List, from the lines below, each one with "Output" in it.

[START ENTRIES]

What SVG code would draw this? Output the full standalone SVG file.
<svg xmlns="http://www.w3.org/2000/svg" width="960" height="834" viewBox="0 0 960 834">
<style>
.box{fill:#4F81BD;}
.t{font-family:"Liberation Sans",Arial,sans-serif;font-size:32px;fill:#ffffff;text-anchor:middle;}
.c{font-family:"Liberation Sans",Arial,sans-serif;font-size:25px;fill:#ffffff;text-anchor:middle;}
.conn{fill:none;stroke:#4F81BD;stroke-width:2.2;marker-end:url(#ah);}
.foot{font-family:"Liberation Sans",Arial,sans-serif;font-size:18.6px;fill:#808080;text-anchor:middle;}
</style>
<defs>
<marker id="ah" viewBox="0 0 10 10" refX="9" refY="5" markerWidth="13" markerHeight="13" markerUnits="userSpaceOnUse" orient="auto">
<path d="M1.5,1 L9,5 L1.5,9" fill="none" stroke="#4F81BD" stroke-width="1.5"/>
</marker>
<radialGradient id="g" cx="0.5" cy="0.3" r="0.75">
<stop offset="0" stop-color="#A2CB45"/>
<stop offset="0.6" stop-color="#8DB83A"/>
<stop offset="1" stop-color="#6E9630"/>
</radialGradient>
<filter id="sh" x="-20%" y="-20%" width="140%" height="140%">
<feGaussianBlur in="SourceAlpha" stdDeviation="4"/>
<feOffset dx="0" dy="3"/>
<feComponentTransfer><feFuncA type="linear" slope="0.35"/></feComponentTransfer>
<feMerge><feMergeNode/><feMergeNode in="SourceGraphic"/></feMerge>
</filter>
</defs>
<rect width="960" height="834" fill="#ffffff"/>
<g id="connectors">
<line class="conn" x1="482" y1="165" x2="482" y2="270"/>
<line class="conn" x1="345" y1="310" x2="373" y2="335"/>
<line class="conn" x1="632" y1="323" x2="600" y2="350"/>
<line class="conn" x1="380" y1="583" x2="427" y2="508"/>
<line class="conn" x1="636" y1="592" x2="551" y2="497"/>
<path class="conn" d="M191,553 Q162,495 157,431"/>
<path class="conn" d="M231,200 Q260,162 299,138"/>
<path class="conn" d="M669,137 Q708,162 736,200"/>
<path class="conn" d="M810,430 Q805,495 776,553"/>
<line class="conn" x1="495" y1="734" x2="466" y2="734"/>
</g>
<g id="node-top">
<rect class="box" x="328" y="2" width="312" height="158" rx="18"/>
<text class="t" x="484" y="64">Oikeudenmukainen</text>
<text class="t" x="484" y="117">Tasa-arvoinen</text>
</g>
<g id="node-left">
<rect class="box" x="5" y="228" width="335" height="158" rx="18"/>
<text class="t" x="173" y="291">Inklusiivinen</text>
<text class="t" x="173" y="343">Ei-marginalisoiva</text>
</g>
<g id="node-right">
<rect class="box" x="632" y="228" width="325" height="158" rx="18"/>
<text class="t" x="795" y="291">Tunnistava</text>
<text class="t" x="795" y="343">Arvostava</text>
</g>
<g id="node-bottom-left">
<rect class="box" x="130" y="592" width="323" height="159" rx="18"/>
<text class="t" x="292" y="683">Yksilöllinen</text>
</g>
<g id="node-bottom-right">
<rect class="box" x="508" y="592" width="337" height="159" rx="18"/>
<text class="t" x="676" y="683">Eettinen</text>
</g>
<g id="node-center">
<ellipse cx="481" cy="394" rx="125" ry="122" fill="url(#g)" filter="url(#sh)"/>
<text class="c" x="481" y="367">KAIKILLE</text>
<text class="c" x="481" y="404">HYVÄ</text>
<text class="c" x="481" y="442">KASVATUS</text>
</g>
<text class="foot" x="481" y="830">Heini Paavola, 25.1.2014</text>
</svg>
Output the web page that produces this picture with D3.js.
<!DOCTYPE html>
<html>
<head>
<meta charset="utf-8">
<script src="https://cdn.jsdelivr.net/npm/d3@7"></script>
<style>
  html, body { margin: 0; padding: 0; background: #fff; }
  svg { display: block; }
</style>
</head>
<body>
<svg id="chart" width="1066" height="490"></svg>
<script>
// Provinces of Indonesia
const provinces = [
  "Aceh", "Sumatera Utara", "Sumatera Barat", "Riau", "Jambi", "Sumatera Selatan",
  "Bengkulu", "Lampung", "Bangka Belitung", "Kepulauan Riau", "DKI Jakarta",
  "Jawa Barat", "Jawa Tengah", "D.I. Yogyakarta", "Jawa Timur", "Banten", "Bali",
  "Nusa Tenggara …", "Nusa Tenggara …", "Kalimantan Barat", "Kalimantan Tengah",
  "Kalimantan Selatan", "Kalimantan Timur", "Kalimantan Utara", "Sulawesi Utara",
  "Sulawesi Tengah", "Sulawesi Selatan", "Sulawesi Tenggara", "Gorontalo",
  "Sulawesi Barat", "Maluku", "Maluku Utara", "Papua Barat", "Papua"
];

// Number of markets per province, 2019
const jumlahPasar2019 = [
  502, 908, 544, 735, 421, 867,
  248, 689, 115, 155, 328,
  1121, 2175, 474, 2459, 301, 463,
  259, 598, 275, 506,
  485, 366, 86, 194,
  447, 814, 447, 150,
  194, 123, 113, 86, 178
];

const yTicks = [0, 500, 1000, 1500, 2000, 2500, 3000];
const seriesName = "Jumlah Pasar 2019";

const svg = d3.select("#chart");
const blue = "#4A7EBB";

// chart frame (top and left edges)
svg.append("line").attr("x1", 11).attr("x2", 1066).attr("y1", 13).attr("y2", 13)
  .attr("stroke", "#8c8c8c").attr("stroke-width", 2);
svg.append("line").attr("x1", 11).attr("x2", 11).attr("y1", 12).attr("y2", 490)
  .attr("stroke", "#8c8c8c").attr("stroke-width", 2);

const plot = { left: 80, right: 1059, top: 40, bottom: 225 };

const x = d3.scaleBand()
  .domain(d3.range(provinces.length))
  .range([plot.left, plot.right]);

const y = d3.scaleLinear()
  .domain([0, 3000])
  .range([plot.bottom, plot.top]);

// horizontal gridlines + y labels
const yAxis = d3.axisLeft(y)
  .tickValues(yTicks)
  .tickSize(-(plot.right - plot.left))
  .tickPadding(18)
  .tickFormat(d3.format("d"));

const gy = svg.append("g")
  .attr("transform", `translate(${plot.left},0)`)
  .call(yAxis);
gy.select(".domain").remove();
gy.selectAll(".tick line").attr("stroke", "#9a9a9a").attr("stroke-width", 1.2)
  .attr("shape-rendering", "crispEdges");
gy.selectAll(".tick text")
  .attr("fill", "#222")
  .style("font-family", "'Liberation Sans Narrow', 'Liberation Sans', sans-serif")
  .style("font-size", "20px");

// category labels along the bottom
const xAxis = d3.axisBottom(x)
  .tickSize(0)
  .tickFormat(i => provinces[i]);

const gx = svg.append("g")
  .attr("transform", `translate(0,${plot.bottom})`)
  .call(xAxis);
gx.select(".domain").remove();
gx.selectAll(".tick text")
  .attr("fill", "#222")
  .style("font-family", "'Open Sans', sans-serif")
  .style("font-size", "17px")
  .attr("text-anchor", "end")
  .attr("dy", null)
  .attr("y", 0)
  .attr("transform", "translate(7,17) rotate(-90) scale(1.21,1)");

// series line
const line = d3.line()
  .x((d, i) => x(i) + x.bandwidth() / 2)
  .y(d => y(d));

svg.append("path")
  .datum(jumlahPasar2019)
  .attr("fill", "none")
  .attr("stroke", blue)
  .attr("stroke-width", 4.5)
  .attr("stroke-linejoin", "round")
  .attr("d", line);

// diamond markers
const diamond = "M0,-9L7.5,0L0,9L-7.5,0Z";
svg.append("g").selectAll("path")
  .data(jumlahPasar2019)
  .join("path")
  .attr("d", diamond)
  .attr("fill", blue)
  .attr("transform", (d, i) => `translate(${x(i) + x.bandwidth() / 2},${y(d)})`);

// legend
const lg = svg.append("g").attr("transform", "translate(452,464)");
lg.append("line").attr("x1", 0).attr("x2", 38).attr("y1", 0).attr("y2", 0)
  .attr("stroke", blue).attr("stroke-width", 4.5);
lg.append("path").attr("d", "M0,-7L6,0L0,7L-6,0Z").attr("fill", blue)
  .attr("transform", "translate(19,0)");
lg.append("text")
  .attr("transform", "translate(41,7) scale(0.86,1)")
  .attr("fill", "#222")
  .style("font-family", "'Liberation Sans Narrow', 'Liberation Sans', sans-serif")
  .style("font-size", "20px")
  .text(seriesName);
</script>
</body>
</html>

[END ENTRIES]

TASK SOLUTION ::
What SVG code would draw this? Output the full standalone SVG file.
Output the web page that produces this picture with D3.js.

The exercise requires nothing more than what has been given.